Ch.195 Reminiscences: “Tripping” with Pat

Ch.195 Reminiscences: “Tripping” with Pat

April 2023

          Searching for some Lewy Body books, I happened across three journals I kept between 1997 and 2015 in which I documented the dozens of trips Pat and I took together, mostly working trips that left time for adventuring. Typically, we’d do three-city tours: fly to city “A” on a Wednesday; I’d present workshops on anger management on Thursday and Friday while Pat took care of registrations and book sales (sometimes Pat co-presented but she didn’t much like doing that); driving and exploring on Saturday and Sunday as we headed to city “B”; presenting on Monday and Tuesday; driving to city “C” on Wednesday; presenting on Thursday and Friday; exploring on Saturday and flying home Sunday. But I also journaled about larger occasions including the times we travelled to make co-presentations in Panama, Italy and Hong Kong and on a five-city tour of Australia.

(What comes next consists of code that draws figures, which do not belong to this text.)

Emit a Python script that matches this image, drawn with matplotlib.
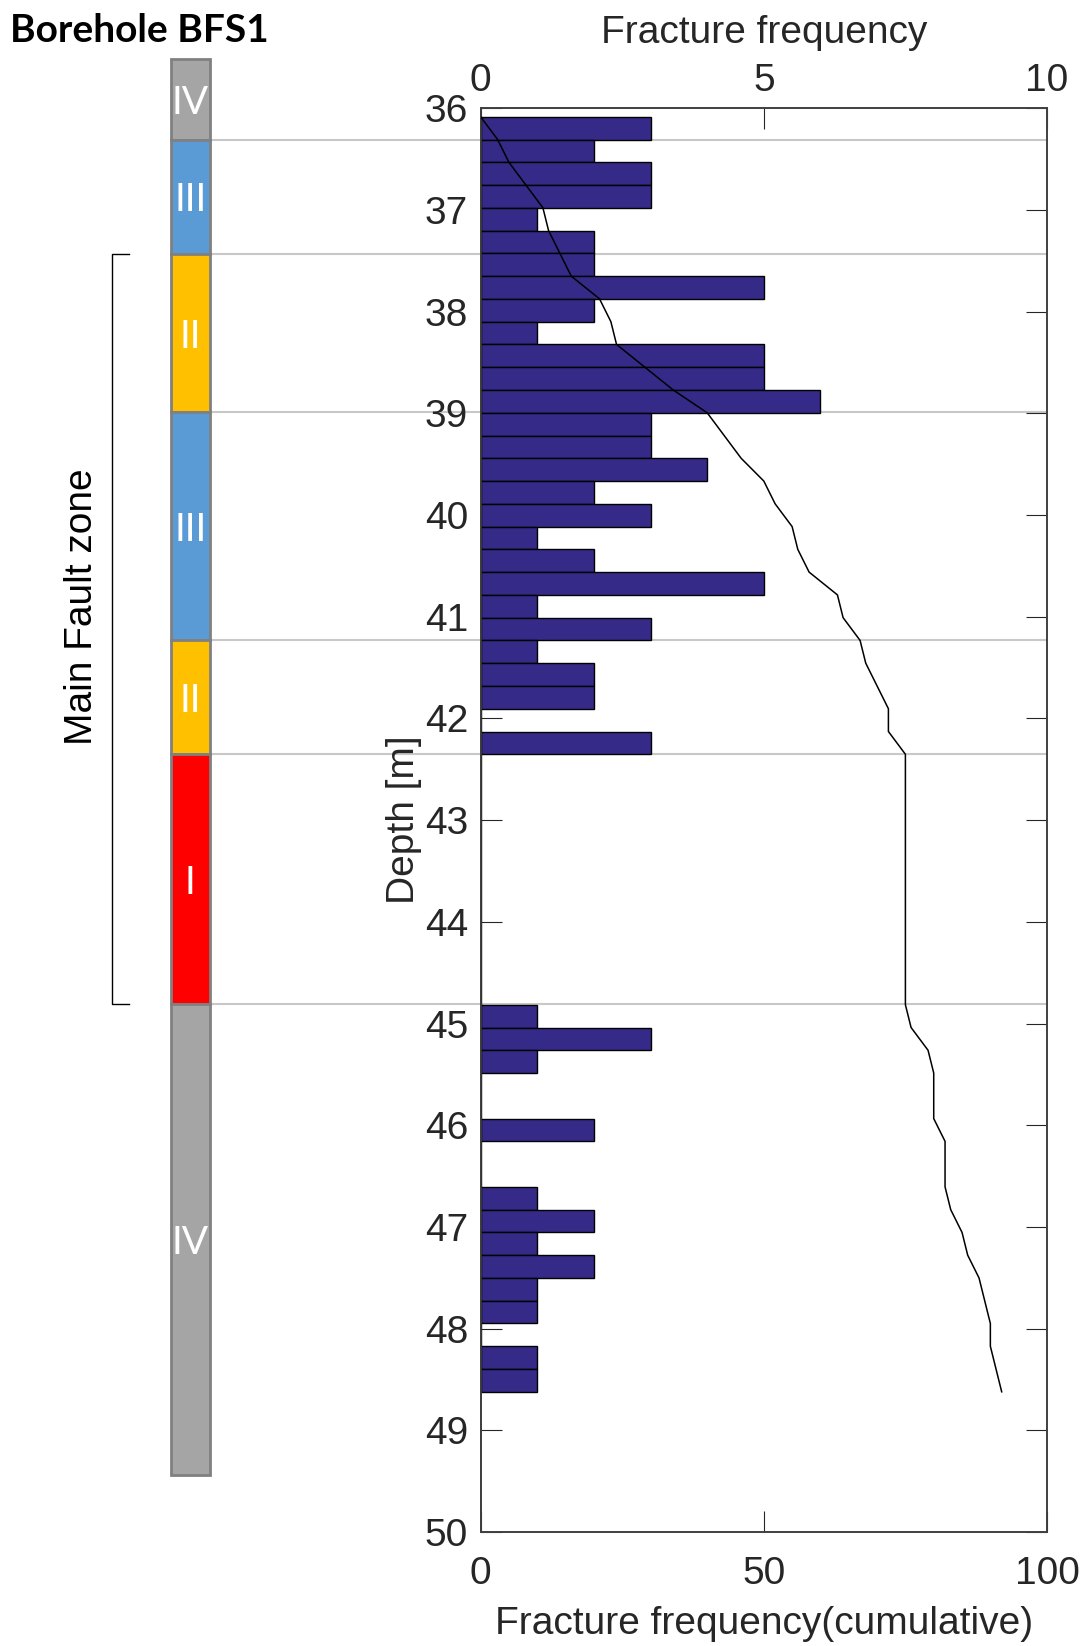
import numpy as np
import matplotlib
matplotlib.use("Agg")
import matplotlib.pyplot as plt

plt.rcParams['font.family'] = ['Liberation Sans', 'DejaVu Sans']

# fracture counts per depth bin (top to bottom)
bin_top = 36.083
bin_width = 0.2239
counts = [3, 2, 3, 3, 1, 2, 2, 5, 2, 1, 5, 5, 6,
          3, 3, 4, 2, 3, 1, 2, 5, 1, 3, 1, 2, 2, 0, 3,
          0, 0, 0, 0, 0, 0, 0, 0, 0, 0, 0,
          1, 3, 1, 0, 0, 2, 0, 0, 1, 2, 1, 2, 1, 1, 0, 1, 1]

# zone column (quality classes)
zone_top = [35.52, 36.31, 37.43, 38.99, 41.23, 42.35, 44.81]
zone_bottom = [36.31, 37.43, 38.99, 41.23, 42.35, 44.81, 49.44]
zone_label = ['IV', 'III', 'II', 'III', 'II', 'I', 'IV']
zone_color = {'I': '#FF0000', 'II': '#FFC000', 'III': '#5B9BD5', 'IV': '#A5A5A5'}
boundaries = [36.31, 37.43, 38.99, 41.23, 42.35, 44.81]
fault_zone = (37.43, 44.81)

depth_ticks = np.arange(36, 51, 1)
freq_ticks = [0, 5, 10]
cum_ticks = [0, 50, 100]

W, H = 1083, 1646
fig = plt.figure(figsize=(W / 100, H / 100), dpi=100)

ax_l, ax_r, ax_t, ax_b = 480.6, 1047, 108.3, 1532
ax = fig.add_axes([ax_l / W, 1 - ax_b / H, (ax_r - ax_l) / W, (ax_b - ax_t) / H])
ax2 = ax.twiny()

ax.set_ylim(50, 36)
ax.set_xlim(0, 10)

edges = bin_top + bin_width * np.arange(len(counts) + 1)
ax.barh(edges[:-1], counts, height=bin_width, align='edge',
        color='#352A87', edgecolor='black', linewidth=1, zorder=3)

# zone boundary lines running from the strip into the plot
ax.hlines(boundaries, (210 - ax_l) / (ax_r - ax_l), 1,
          transform=ax.get_yaxis_transform(), colors='#C8C8C8',
          linewidth=1.5, clip_on=False, zorder=1)

ax.xaxis.tick_top()
ax.xaxis.set_label_position('top')
ax.set_xticks(freq_ticks)
ax.set_yticks(depth_ticks)
ax.tick_params(axis='x', direction='in', length=15, width=0.8, labelsize=28,
               pad=7, colors='#262626', bottom=False, labelbottom=False)
ax.tick_params(axis='y', direction='in', length=15, width=0.8, labelsize=28,
               pad=9, colors='#262626', right=True)
ax.set_xlabel('Fracture frequency', fontsize=28, color='#262626', labelpad=14)
ax.set_ylabel('Depth [m]', fontsize=28, color='#262626', labelpad=2)

ax2.xaxis.tick_bottom()
ax2.xaxis.set_label_position('bottom')
ax2.set_xlim(0, 100)
ax2.set_xticks(cum_ticks)
ax2.tick_params(axis='x', direction='in', length=15, width=0.8, labelsize=28,
                pad=17, colors='#262626', top=False, labeltop=False)
ax2.set_xlabel('Fracture frequency(cumulative)', fontsize=28, color='#262626',
               labelpad=10)
cum = np.concatenate([[0], np.cumsum(counts)])
ax2.plot(cum, edges, color='black', linewidth=1.1, zorder=4)

for a in (ax, ax2):
    for s in a.spines.values():
        s.set_color('#404040')
        s.set_linewidth(1.2)
    a.set_facecolor('none')
ax.spines['left'].set_color('#202020')

# quality zone strip
sx_l, sx_r = 170.5, 210
strip = fig.add_axes([sx_l / W, 1 - ax_b / H, (sx_r - sx_l) / W, (ax_b - ax_t) / H])
strip.set_ylim(50, 36)
strip.set_xlim(0, 1)
strip.axis('off')
for top, bot, lab in zip(zone_top, zone_bottom, zone_label):
    strip.bar(0.5, bot - top, bottom=top, width=1, color=zone_color[lab],
              edgecolor='#808080', linewidth=2, clip_on=False)
    strip.text(0.5, (top + bot) / 2, lab, color='white', fontsize=28,
               family=['Lato', 'DejaVu Sans'], ha='center', va='center_baseline',
               clip_on=False)

# main fault zone bracket
bx0 = (111.7 - ax_l) / (ax_r - ax_l)
bx1 = (129.3 - ax_l) / (ax_r - ax_l)
ax.plot([bx1, bx0, bx0, bx1], [fault_zone[0], fault_zone[0], fault_zone[1], fault_zone[1]],
        color='black', linewidth=1, transform=ax.get_yaxis_transform(), clip_on=False)
ax.text((82 - ax_l) / (ax_r - ax_l), 40.9, 'Main Fault zone', rotation=90,
        fontsize=28, ha='center', va='center', color='black',
        transform=ax.get_yaxis_transform())

fig.text(10.5 / W, 1 - 31 / H, 'Borehole BFS1', fontsize=28, fontweight='bold',
         family=['Lato', 'DejaVu Sans'], ha='left', va='center')

fig.savefig('out.png', dpi=100)
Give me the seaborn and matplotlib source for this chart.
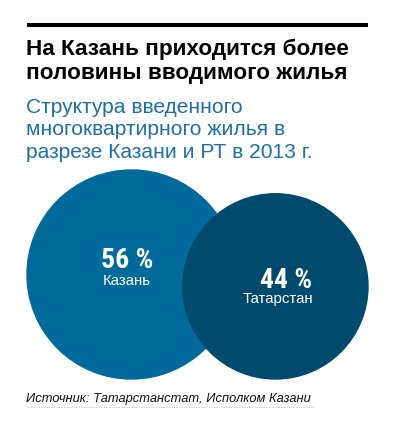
import numpy as np
import seaborn as sns
import matplotlib.pyplot as plt
from matplotlib.patches import Circle

# Data
regions = ["Казань", "Татарстан"]
shares = [56, 44]
share_labels = ["56 %", "44 %"]
colors = ["#006A9B", "#004B6D"]

title_lines = ["На Казань приходится более", "половины вводимого жилья"]
subtitle_lines = ["Структура введенного", "многоквартирного жилья в", "разрезе Казани и РТ в 2013 г."]
source = "Источник: Татарстанстат, Исполком Казани"

sns.set_style("white")
plt.rcParams['font.family'] = ['Liberation Sans', 'DejaVu Sans']

fig = plt.figure(figsize=(3.98, 4.32), dpi=100)
ax = fig.add_axes([0, 0, 1, 1])
ax.set_xlim(0, 398)
ax.set_ylim(432, 0)
ax.set_aspect("equal")
ax.axis("off")

# top rule
ax.plot([27, 368], [24.7, 24.7], color="black", lw=2.9, solid_capstyle="butt")

for i, line in enumerate(title_lines):
    ax.text(26, 55 + 24.5 * i, line, fontsize=16.2, fontweight="bold", color="black",
            va="baseline")
for i, line in enumerate(subtitle_lines):
    ax.text(26, 112.7 + 22.7 * i, line, fontsize=15.1, color="#1F6FA5", va="baseline")

# circles: area proportional to share, bottoms aligned
k = 104.5 / np.sqrt(shares[0])
radii = [k * np.sqrt(s) for s in shares]
base = 379
cx = [27 + radii[0], 368 - radii[1]]
for i in range(len(shares)):
    cy = base - radii[i]
    ax.add_patch(Circle((cx[i], cy), radii[i], color=colors[i], zorder=2 + i))

label_pos = [(127, 268, 285), (286, 288, 303.5)]
for i, (x, y1, y2) in enumerate(label_pos):
    ax.text(x, y1, share_labels[i], fontsize=20, fontweight="bold", color="white",
            ha="center", va="baseline", zorder=5,
            family=["Roboto Condensed", "Liberation Sans"])
    ax.text(x - (8 if i else 0), y2, regions[i], fontsize=10.8, color="white",
            ha="center", va="baseline", zorder=5)

ax.text(26, 401.7, source, fontsize=9.3, style="italic", color="#111111", va="baseline")
ax.plot([27, 313], [406.5, 406.5], color="#bbbbbb", lw=0.6, ls=(0, (1, 1)))

fig.savefig("out.png", dpi=100)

          One thing stood out as I read: we had a lot of fun working and travelling together. We spent many hours rockhounding, sometimes in deserts and sometimes at roadside rock-cuts. (We found chocolate agate at a Texas road cut; black volcanic “Apache tears” in an Arizona desert; turquoise and variscite around Tonopah, Nevada; fossil fish by Kemmerer, WY).We visited countless museums; we went to movies and watched television; we met friends on several continents; we seriously discussed our presentations in an effort to improve them; we learned a lot both about the world and each other. And sometimes we argued, like most couples do, going to bed still angry only to wake up feeling ridiculous.

          Pat kept coming alive as I read. There she was calling me over to carry a beautiful (and heavy) rock she’d found. Pat gently smiling as she magnetically attracted people wanting to tell her the stories of their lives. Pat and I excitedly walking through a Dale Chihuly glass exhibition at a Texas park. Pat insisting we should ship another 100 pounds of rocks home from Arizona. Pat smiling as I took her picture reading a newspaper in bed. Pat just being Pat. We took some of these trips even after Pat was diagnosed with Lewy Body, until she was physically unable to travel. My memories of those later trips are quiet ones; we spent a lot of time together, doing little, just one short outing a day, and those were some of the trips I remember most fondly.

The more I read the more real she became. Three-dimensional. Vibrant. Pat became so vivid in my memory that I almost felt her physical presence.

          Like many other times I’ve contacted Pat in this way, I had a bittersweet experience. I kept reading those journals for over an hour, feeling Pat’s presence while at the same time intensely missing her. Pat was present and absent both, alive and deceased, here and gone. Sometimes I found myself smiling through my sadness, sometimes crying through my laughter.           I’d sure like to take another trip with Pat. Just one more.